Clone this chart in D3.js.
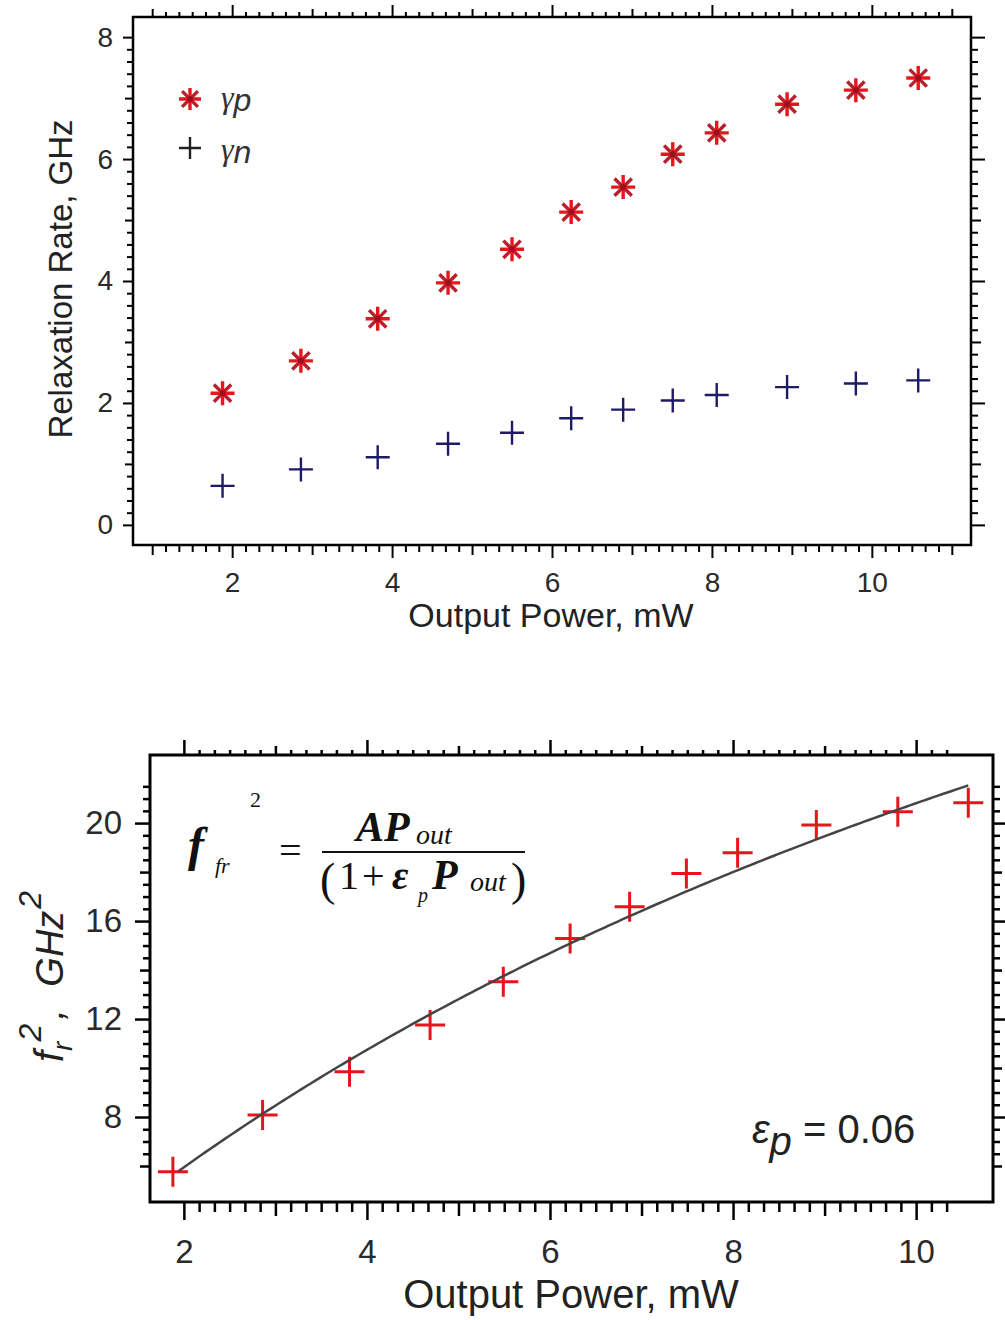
<!DOCTYPE html>
<html>
<head>
<meta charset="utf-8">
<script src="https://cdn.jsdelivr.net/npm/d3@7"></script>
<style>
  html, body { margin: 0; padding: 0; background: #fff; }
  svg { display: block; }
</style>
</head>
<body>
<svg id="fig" width="1005" height="1320"></svg>
<script>
// ---- Data: relaxation rates vs. output power ----
const powerTop = [1.88, 2.86, 3.82, 4.70, 5.50, 6.24, 6.89, 7.51, 8.06, 8.94, 9.80, 10.58];
const gammaP   = [2.16, 2.69, 3.38, 3.97, 4.52, 5.13, 5.54, 6.08, 6.43, 6.90, 7.13, 7.33];
const gammaN   = [0.64, 0.91, 1.11, 1.33, 1.51, 1.75, 1.89, 2.04, 2.13, 2.26, 2.32, 2.37];

// ---- Data: squared resonance frequency vs. output power ----
const powerBottom = [1.88, 2.86, 3.81, 4.69, 5.49, 6.22, 6.87, 7.49, 8.05, 8.91, 9.80, 10.57];
const frSquared   = [5.76, 8.08, 9.85, 11.76, 13.52, 15.29, 16.58, 17.94, 18.79, 19.92, 20.46, 20.83];

// Fit f^2 = A*P / (1 + eps*P)
const fitA = 3.33;
const fitEps = 0.06;
const fitRange = [1.94, 10.57];

// Tick labels
const topXTickLabels = [2, 4, 6, 8, 10];
const topYTickLabels = [0, 2, 4, 6, 8];
const botXTickLabels = [2, 4, 6, 8, 10];
const botYTickLabels = [8, 12, 16, 20];

const SANS = '"Liberation Sans", Arial, sans-serif';
const SERIF = '"Liberation Serif", "Times New Roman", serif';

const svg = d3.select("#fig");
svg.append("rect").attr("width", 1005).attr("height", 1320).attr("fill", "#fff");

const near = (v, k) => Math.abs(v / k - Math.round(v / k)) < 1e-6;

// Draws one tick layer (major / medium / minor) with d3 axis
function tickLayer(g, axisFn, scale, values, size, width, labels, pad, fontSize) {
  const ax = axisFn(scale).tickValues(values).tickSize(size).tickPadding(pad || 3)
    .tickFormat(labels ? d3.format("d") : () => "");
  const sel = g.append("g").call(ax);
  sel.select(".domain").remove();
  sel.selectAll(".tick line").attr("stroke", "#000").attr("stroke-width", width);
  sel.selectAll(".tick text")
    .attr("font-family", SANS).attr("font-size", fontSize || 24).attr("fill", "#2a2a2a");
  return sel;
}

// Splits a tick list into major/medium/minor and draws them
function sideTicks(g, axisFn, scale, all, majorStep, mediumStep, sizes, width, labelValues, pad, fontSize, withLabels) {
  const major = all.filter(v => near(v, majorStep));
  const medium = all.filter(v => !near(v, majorStep) && near(v, mediumStep));
  const minor = all.filter(v => !near(v, majorStep) && !near(v, mediumStep));
  tickLayer(g, axisFn, scale, minor, sizes[2], width);
  tickLayer(g, axisFn, scale, medium, sizes[1], width);
  tickLayer(g, axisFn, scale, withLabels ? labelValues : major, sizes[0], width, withLabels, pad, fontSize);
}

// ================= Upper panel =================
const T = { left: 133, top: 17, right: 971, bottom: 545 };
const xTop = d3.scaleLinear().domain([0.76, 11.24]).range([T.left, T.right]);
const yTop = d3.scaleLinear().domain([-0.33, 8.33]).range([T.bottom, T.top]);

const gTop = svg.append("g");
const topXTicks = d3.range(0, 61).map(i => 1 + i / 6);
const topYTicks = d3.range(0, 41).map(i => i * 0.2);

sideTicks(gTop.append("g").attr("transform", `translate(0,${T.bottom})`), d3.axisBottom, xTop,
  topXTicks, 2, 1, [13, 10, 7], 2, topXTickLabels, 14, 28, true);
sideTicks(gTop.append("g").attr("transform", `translate(0,${T.top})`), d3.axisTop, xTop,
  topXTicks, 2, 1, [12, 8, 5], 2, null, 3, 24, false);
sideTicks(gTop.append("g").attr("transform", `translate(${T.left},0)`), d3.axisLeft, yTop,
  topYTicks, 2, 1, [10, 8, 6], 2, topYTickLabels, 10, 28, true);
sideTicks(gTop.append("g").attr("transform", `translate(${T.right},0)`), d3.axisRight, yTop,
  topYTicks, 2, 1, [14, 10, 7], 2, null, 3, 24, false);

gTop.append("rect")
  .attr("x", T.left).attr("y", T.top)
  .attr("width", T.right - T.left).attr("height", T.bottom - T.top)
  .attr("fill", "none").attr("stroke", "#000").attr("stroke-width", 2.5);

// Markers
const asterisk = r => {
  const d = r * 0.72;
  return { straight: `M${-r},0H${r}M0,${-r}V${r}`, diag: `M${-d},${-d}L${d},${d}M${-d},${d}L${d},${-d}` };
};
const plus = r => `M${-r},0H${r}M0,${-r}V${r}`;

function drawAsterisk(g, cx, cy, r) {
  const a = asterisk(r);
  const m = g.append("g").attr("transform", `translate(${cx},${cy})`);
  m.append("path").attr("d", a.diag).attr("stroke", "#b8202c").attr("stroke-width", 3.4).attr("fill", "none");
  m.append("path").attr("d", a.straight).attr("stroke", "#e8161b").attr("stroke-width", 3.4).attr("fill", "none");
  m.append("circle").attr("r", 3).attr("fill", "#9a1020");
}

const ptsTop = gTop.append("g");
powerTop.forEach((p, i) => drawAsterisk(ptsTop, xTop(p), yTop(gammaP[i]), 12));
ptsTop.selectAll("path.gn").data(powerTop).join("path").attr("class", "gn")
  .attr("d", plus(12))
  .attr("transform", (p, i) => `translate(${xTop(p)},${yTop(gammaN[i])})`)
  .attr("stroke", "#1d1a66").attr("stroke-width", 2.4).attr("fill", "none");

// Legend
drawAsterisk(gTop, 190, 99, 11);
gTop.append("path").attr("d", plus(11)).attr("transform", "translate(190,148)")
  .attr("stroke", "#222").attr("stroke-width", 2.4).attr("fill", "none");
const lg1 = gTop.append("text").attr("x", 221).attr("y", 108).attr("font-size", 32).attr("fill", "#333");
lg1.append("tspan").attr("font-family", SERIF).attr("font-style", "italic").text("γ");
lg1.append("tspan").attr("font-family", SANS).attr("font-style", "italic").attr("dy", 3).text("p");
const lg2 = gTop.append("text").attr("x", 221).attr("y", 160).attr("font-size", 32).attr("fill", "#333");
lg2.append("tspan").attr("font-family", SERIF).attr("font-style", "italic").text("γ");
lg2.append("tspan").attr("font-family", SANS).attr("font-style", "italic").attr("dy", 3).text("n");

// Axis titles
gTop.append("text").attr("x", 551).attr("y", 627).attr("text-anchor", "middle")
  .attr("font-family", SANS).attr("font-size", 34).attr("fill", "#222").text("Output Power, mW");
gTop.append("text").attr("transform", "translate(72,279) rotate(-90)").attr("text-anchor", "middle")
  .attr("font-family", SANS).attr("font-size", 33).attr("fill", "#222").text("Relaxation Rate, GHz");

// ================= Lower panel =================
const B = { left: 150, top: 755, right: 993, bottom: 1202 };
const xBot = d3.scaleLinear().domain([1.63, 10.84]).range([B.left, B.right]);
const yBot = d3.scaleLinear().domain([4.53, 22.78]).range([B.bottom, B.top]);

const gBot = svg.append("g");
const botXTicks = d3.range(0, 51).map(i => 2 + i / 6);
const botYTicks = d3.range(0, 32).map(i => 6 + i * 0.5);

sideTicks(gBot.append("g").attr("transform", `translate(0,${B.bottom})`), d3.axisBottom, xBot,
  botXTicks, 2, 1, [18, 14, 10], 2.5, botXTickLabels, 20, 33, true);
sideTicks(gBot.append("g").attr("transform", `translate(0,${B.top})`), d3.axisTop, xBot,
  botXTicks, 2, 1, [15, 9, 5], 2.5, null, 3, 24, false);
sideTicks(gBot.append("g").attr("transform", `translate(${B.left},0)`), d3.axisLeft, yBot,
  botYTicks, 4, 2, [15, 10, 7], 2.5, botYTickLabels, 13, 33, true);
sideTicks(gBot.append("g").attr("transform", `translate(${B.right},0)`), d3.axisRight, yBot,
  botYTicks, 4, 2, [12, 9, 7], 2.5, null, 3, 24, false);

gBot.append("rect")
  .attr("x", B.left).attr("y", B.top)
  .attr("width", B.right - B.left).attr("height", B.bottom - B.top)
  .attr("fill", "none").attr("stroke", "#000").attr("stroke-width", 3);

// Measured points
gBot.append("g").selectAll("path").data(powerBottom).join("path")
  .attr("d", plus(15))
  .attr("transform", (p, i) => `translate(${xBot(p)},${yBot(frSquared[i])})`)
  .attr("stroke", "#e8141c").attr("stroke-width", 3).attr("fill", "none");

// Fitted curve
const fitP = d3.range(fitRange[0], fitRange[1], 0.05).concat([fitRange[1]]);
const fitLine = d3.line().x(p => xBot(p)).y(p => yBot(fitA * p / (1 + fitEps * p)));
gBot.append("path").datum(fitP).attr("d", fitLine)
  .attr("fill", "none").attr("stroke", "#444").attr("stroke-width", 2.5);

// Model expression
const eq = gBot.append("g").attr("font-family", SERIF).attr("fill", "#111");
const eqText = (x, y, size, str, bold, italic) => eq.append("text")
  .attr("x", x).attr("y", y).attr("font-size", size)
  .attr("font-weight", bold ? "bold" : "normal").attr("font-style", italic ? "italic" : "normal")
  .text(str);
eqText(188, 861, 48, "f", true, true);
eqText(215, 873, 22, "fr", false, true);
eqText(250, 807, 22, "2", false, false);
eqText(279, 864, 40, "=", false, false);
eq.append("line").attr("x1", 322).attr("x2", 525).attr("y1", 852).attr("y2", 852)
  .attr("stroke", "#111").attr("stroke-width", 2);
eqText(356, 841, 42, "AP", true, true);
eqText(416, 844, 28, "out", false, true);
eqText(320, 895, 46, "(", false, false);
eqText(339, 889, 40, "1", false, false);
eqText(362, 889, 40, "+", false, false);
eqText(392, 889, 40, "ε", true, true);
eqText(418, 902, 20, "p", false, true);
eqText(432, 889, 42, "P", true, true);
eqText(470, 891, 28, "out", false, true);
eqText(511, 895, 46, ")", false, false);

// Gain-compression value
const epsText = gBot.append("text").attr("x", 752).attr("y", 1143)
  .attr("font-family", SANS).attr("font-size", 40).attr("fill", "#222");
epsText.append("tspan").attr("font-style", "italic").text("ε");
epsText.append("tspan").attr("font-style", "italic").attr("dy", 12).text("p");
epsText.append("tspan").attr("x", 803).attr("dy", -12).text("= 0.06");

// Axis titles
gBot.append("text").attr("x", 571).attr("y", 1308).attr("text-anchor", "middle")
  .attr("font-family", SANS).attr("font-size", 40).attr("fill", "#222").text("Output Power, mW");

const yl = gBot.append("text").attr("transform", "translate(63,1062) rotate(-90)")
  .attr("font-family", SANS).attr("font-style", "italic").attr("font-size", 38).attr("fill", "#222");
yl.append("tspan").attr("font-size", 40).text("f");
yl.append("tspan").attr("font-size", 28).attr("dy", 9).text("r");
yl.append("tspan").attr("font-size", 32).attr("dy", -31).text("2");
yl.append("tspan").attr("dy", 22).attr("dx", 4).text(", ");
yl.append("tspan").attr("dx", 12).text("GHz");
yl.append("tspan").attr("font-size", 32).attr("dy", -22).attr("dx", 2).text("2");
</script>
</body>
</html>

**TASK DESCRIPTION:** Return only the lines from the start of the data through the line that contains "2.26, 2.32, 2.37];", please, copying them exactly and omitting all pictures.

**ANSWER:**
Clone this chart in D3.js.
<!DOCTYPE html>
<html>
<head>
<meta charset="utf-8">
<script src="https://cdn.jsdelivr.net/npm/d3@7"></script>
<style>
  html, body { margin: 0; padding: 0; background: #fff; }
  svg { display: block; }
</style>
</head>
<body>
<svg id="fig" width="1005" height="1320"></svg>
<script>
// ---- Data: relaxation rates vs. output power ----
const powerTop = [1.88, 2.86, 3.82, 4.70, 5.50, 6.24, 6.89, 7.51, 8.06, 8.94, 9.80, 10.58];
const gammaP   = [2.16, 2.69, 3.38, 3.97, 4.52, 5.13, 5.54, 6.08, 6.43, 6.90, 7.13, 7.33];
const gammaN   = [0.64, 0.91, 1.11, 1.33, 1.51, 1.75, 1.89, 2.04, 2.13, 2.26, 2.32, 2.37];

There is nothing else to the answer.